Un disco davvero encomiabile, puro e di un’architettura magistrale capace di sposare il passato e di incontrare il futuro. Libero nella forma, frutto questo di grandissima maturità stilistica. Il producer internazionale Giovanni Pollastri e la cantante americana Annie Saltzman Pini si firmano oggi Out of the Blue e pubblicano per la LowCoost Records un’opera monumentale sulla vita di storiche piratesse realmente esistite. Si intitola “Pirate Queens”, dentro cui si custodiscono tracce di psichedelia folk dai toni scuri, spiritualità e ritualità evocate anche da un certo mix della voce e quel certo riverbero dei suoni. Una grande varianza di stile lungo tutto l’ascolto… un disco che merita la contemplazione e stilla la curiosità di andare oltre la normale forma canzone. E poi c’è la storia, che non è per niente una parte secondaria della faccenda…

Perché parlare di Piratesse? Da dove nasce questo concept?
(Giovanni): L’idea nasce dall’ascolto di un altro album dedicato ai pirati, intitolato “Rogue’s Gallery”, con canti del mare interpretati da Sting, Bono, Brian Ferry, Nick Cave e da alcune interpreti femminili come Robin Holcomb e Lucinda Williams, per cui mi sono chiesto se stessero interpretando ruoli di piratesse. In realtà non stavano parlando delle leggendarie “Pirate Queens”, così come venivano definite nel mondo della pirateria, quindi mi è sembrata una buona idea provare a realizzarlo, e ne ho parlato subito con Annie Saltzman, con cui avevo già lavorato negli anni Novanta a un disco realizzato a nome Street Tease.

(Annie): … e perché no? mi sono detta. È stato un modo per riportare alla luce una situazione che riguarda le donne ancora oggi. Non sto parlando solo di Iran o Iraq ma anche nella mia amata Italia, come possiamo vedere dalle cronache. Inoltre, quando ho ricevuto il messaggio da Giò, ero proprio nella “dock of the bay” vicino a Boston, ero appena scesa dai un vecchio veliere del 1800 e di fronte a me c’era un museo della pirateria. Karma huh?!

Un disco che restituisce luce anche ad una certa condizione della donna secondo voi?
(Giovanni): Durante la lavorazione del disco ci siamo resi conto che in effetti si poteva riflettere ben oltre il fascino del mondo della pirateria che il mondo cinematografico ha voluto raccontare.

(Annie): Assolutamente e come dicevo prima, è ancora un problema enorme al mondo d’oggi. Queste erano proprio donne toste che lottavano per ciò che era giusto, per le loro vite! “Fight for what’s right! Fight for your lives!”

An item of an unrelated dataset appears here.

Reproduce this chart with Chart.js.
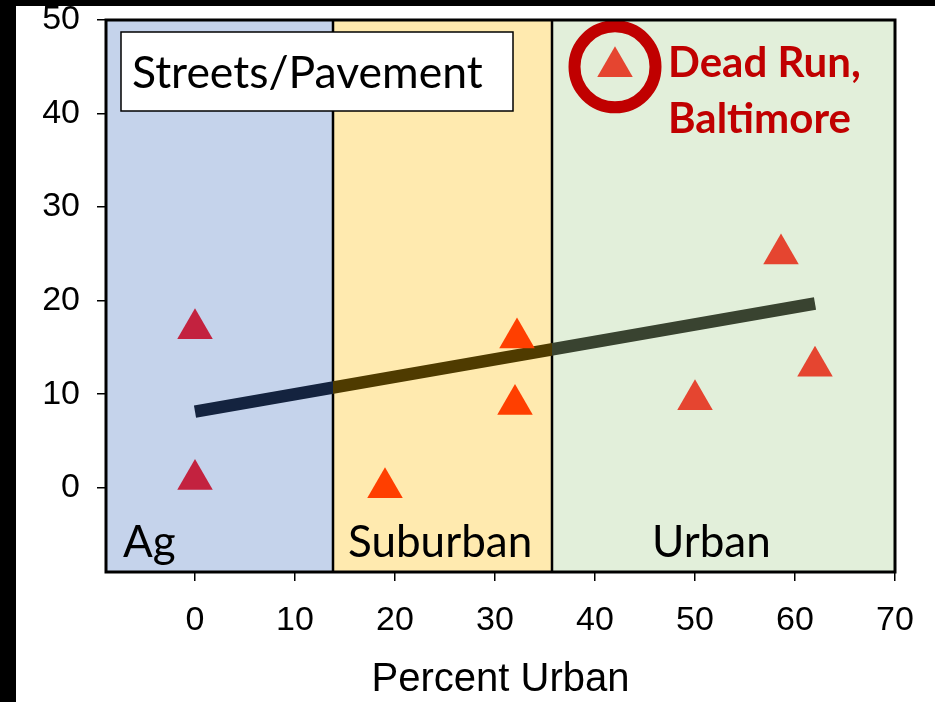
<!DOCTYPE html>
<html>
<head>
<meta charset="utf-8">
<script src="https://cdn.jsdelivr.net/npm/chart.js@4.4.1/dist/chart.umd.min.js"></script>
<style>
    html, body { margin: 0; padding: 0; background: #fff; }
    canvas { display: block; }
</style>
</head>
<body>
<canvas id="pavementChart" width="935" height="702"></canvas>
<script>
// --- 1. DATA ---
const xTicks = [0, 10, 20, 30, 40, 50, 60, 70];
const yTicks = [0, 10, 20, 30, 40, 50];

const zoneNames = ['Ag', 'Suburban', 'Urban'];
const zoneEdges = [-8.9, 13.8, 35.7, 70];

const agX = [0, 0];
const agY = [17.0, 0.9];
const suburbanX = [19, 32.2, 32];
const suburbanY = [0, 16.0, 8.9];
const urbanX = [50, 58.6, 62];
const urbanY = [9.4, 25.0, 13.0];
const deadRunX = [42];
const deadRunY = [45.0];

const trendX = [0, 62];
const trendY = [8.14, 19.7];

function toPoints(xs, ys) {
    return xs.map((x, i) => ({ x: x, y: ys[i] }));
}

// --- 2. STYLES ---
const zoneFill = ['#C5D3EB', '#FFEAAF', '#E2EFDA'];
const trendColors = ['#14233F', '#4F3B00', '#394330'];
const labelFont = 'Lato, "Open Sans", sans-serif';
const tickFont = { family: 'Liberation Sans, Arial', size: 34 };

// trend line colour changes in each zone (hard stops)
function trendGradient(context) {
    const chart = context.chart;
    const area = chart.chartArea;
    if (!area) return trendColors[0];
    const xs = chart.scales.x;
    const g = chart.ctx.createLinearGradient(area.left, 0, area.right, 0);
    const w = area.right - area.left;
    for (let i = 0; i < zoneNames.length; i++) {
        const a = Math.max(0, Math.min(1, (xs.getPixelForValue(zoneEdges[i]) - area.left) / w));
        const b = Math.max(0, Math.min(1, (xs.getPixelForValue(zoneEdges[i + 1]) - area.left) / w));
        g.addColorStop(a, trendColors[i]);
        g.addColorStop(b, trendColors[i]);
    }
    return g;
}

// --- 3. PLUGINS ---
const zonePlugin = {
    id: 'zones',
    beforeDatasetsDraw(chart) {
        const { ctx, chartArea: area, scales } = chart;
        ctx.save();
        // background zones
        for (let i = 0; i < zoneNames.length; i++) {
            const l = scales.x.getPixelForValue(zoneEdges[i]);
            const r = scales.x.getPixelForValue(zoneEdges[i + 1]);
            ctx.fillStyle = zoneFill[i];
            ctx.fillRect(l, area.top, r - l, area.bottom - area.top);
        }
        // zone dividers
        ctx.strokeStyle = '#000';
        ctx.lineWidth = 2.5;
        for (let i = 1; i < zoneNames.length; i++) {
            const px = scales.x.getPixelForValue(zoneEdges[i]);
            ctx.beginPath();
            ctx.moveTo(px, area.top);
            ctx.lineTo(px, area.bottom);
            ctx.stroke();
        }
        // zone names
        ctx.fillStyle = '#000';
        ctx.font = '44px ' + labelFont;
        ctx.textBaseline = 'alphabetic';
        const offsets = [17, 15, 100];
        for (let i = 0; i < zoneNames.length; i++) {
            const l = scales.x.getPixelForValue(zoneEdges[i]);
            ctx.fillText(zoneNames[i], l + offsets[i], area.bottom - 15);
        }
        // title box
        ctx.fillStyle = '#fff';
        ctx.fillRect(121, 32, 392, 79);
        ctx.lineWidth = 1.5;
        ctx.strokeRect(121, 32, 392, 79);
        ctx.fillStyle = '#000';
        ctx.font = '44.5px ' + labelFont;
        ctx.fillText('Streets/Pavement', 132, 88);
        // Dead Run label
        ctx.fillStyle = '#C00000';
        ctx.font = 'bold 42px ' + labelFont;
        ctx.fillText('Dead Run,', 668, 77);
        ctx.fillText('Baltimore', 668, 133);
        ctx.restore();
    },
    afterDraw(chart) {
        const { ctx, chartArea: area } = chart;
        ctx.save();
        // plot frame
        ctx.strokeStyle = '#000';
        ctx.lineWidth = 3;
        ctx.strokeRect(area.left, area.top, area.right - area.left, area.bottom - area.top);
        // black slide edges
        ctx.fillStyle = '#000';
        ctx.fillRect(0, 0, chart.width, 6);
        ctx.fillRect(0, 0, 16, chart.height);
        ctx.restore();
    }
};

// --- 4. CHART ---
const ctx = document.getElementById('pavementChart').getContext('2d');
const triangle = { pointStyle: 'triangle', pointRadius: 20.5, pointBorderWidth: 0, showLine: false };

new Chart(ctx, {
    type: 'scatter',
    data: {
        datasets: [
            {
                type: 'line',
                data: toPoints(trendX, trendY),
                borderColor: trendGradient,
                borderWidth: 12.5,
                borderCapStyle: 'butt',
                pointRadius: 0,
                fill: false,
                order: 5
            },
            Object.assign({ data: toPoints(agX, agY), backgroundColor: '#C3223F' }, triangle),
            Object.assign({ data: toPoints(suburbanX, suburbanY), backgroundColor: '#FF3F00' }, triangle),
            Object.assign({ data: toPoints(urbanX, urbanY), backgroundColor: '#E54530' }, triangle),
            Object.assign({ data: toPoints(deadRunX, deadRunY), backgroundColor: '#E54530' }, triangle),
            {
                data: toPoints(deadRunX, deadRunY),
                pointStyle: 'circle',
                pointRadius: 40.5,
                pointBorderWidth: 12,
                pointBorderColor: '#C00000',
                backgroundColor: 'rgba(0,0,0,0)',
                showLine: false
            }
        ]
    },
    options: {
        responsive: false,
        animation: false,
        events: [],
        layout: { autoPadding: false, padding: { left: 0, right: 40, top: 20, bottom: 0 } },
        plugins: { legend: { display: false }, tooltip: { enabled: false } },
        scales: {
            x: {
                type: 'linear',
                min: zoneEdges[0],
                max: 70,
                afterBuildTicks: scale => { scale.ticks = xTicks.map(v => ({ value: v })); },
                afterFit: scale => {
                    scale.height = 130;
                    scale.paddingLeft = 0;
                    scale.paddingRight = 0;
                },
                border: { display: false },
                grid: { drawOnChartArea: false, drawTicks: true, tickLength: 9, color: '#000', lineWidth: 1.5 },
                ticks: { color: '#000', padding: 19, maxRotation: 0, font: tickFont },
                title: {
                    display: true,
                    text: 'Percent Urban',
                    color: '#000',
                    padding: { top: 0, bottom: 0 },
                    font: { family: 'Liberation Sans, Arial', size: 40, lineHeight: 1.1 }
                }
            },
            y: {
                type: 'linear',
                min: -9,
                max: 50,
                afterBuildTicks: scale => { scale.ticks = yTicks.map(v => ({ value: v })); },
                afterFit: scale => {
                    scale.width = 106;
                    scale.paddingTop = 0;
                    scale.paddingBottom = 0;
                },
                border: { display: false },
                grid: { drawOnChartArea: false, drawTicks: true, tickLength: 9, color: '#000', lineWidth: 1.5 },
                ticks: { color: '#000', padding: 17, font: tickFont }
            }
        }
    },
    plugins: [zonePlugin]
});
</script>
</body>
</html>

E pensando proprio alle piratesse: che ricerca storica è stata fatta? E come?
(Annie): La ricerca è iniziata proprio in quel piccolo museo nella baia vicino a Boston, dove ho trovato un libro intitolato “Pirate Queens”. Ho proseguito nella grande library di Boston e poi, ovviamente, su Google. Ci ho messo un anno circa per studiare le varie piratesse. Le varie fonti mi hanno portato a riscontrare alcune incongruenze nelle storie riportate alla luce per cui ho dovuto unire le informazioni che corrispondevano per poi creare i testi dove ho usato anche parole dal sapore antico. Pagine e pagine di informazioni sono diventate brevi storie e testi di canzoni.

E come poi il suono ha vestito ognuna di loro? È la loro vita ad averlo ispirato oppure è vero il contrario?
(Giovanni): Ho voluto contestualizzare l’ambiente sonoro relativo alle piratesse di cui abbiamo parlato. “Anne Bonny” nacque in Irlanda e le sonorità acquistano un’anima celtica, così come si respira il Medio-Oriente in “Sayyida Al Hurra”, una pirate queen molto famosa e rispettata nel mondo arabo. Ho usato strumenti tradizionali come chitarre acustiche, contrabbasso e percussioni affiancati da suoni della natura, delle onde, delle catene e dei boccali di rum per creare ambientazioni sonore che trasportano l’ascoltatore proprio in quella dimensione in cui vorremmo portarlo. Diciamo che forse lo ‘strumento’ più importante che ho usato è stato l’immaginario del mondo piratesco che si può creare nella mente dell’ascoltatore.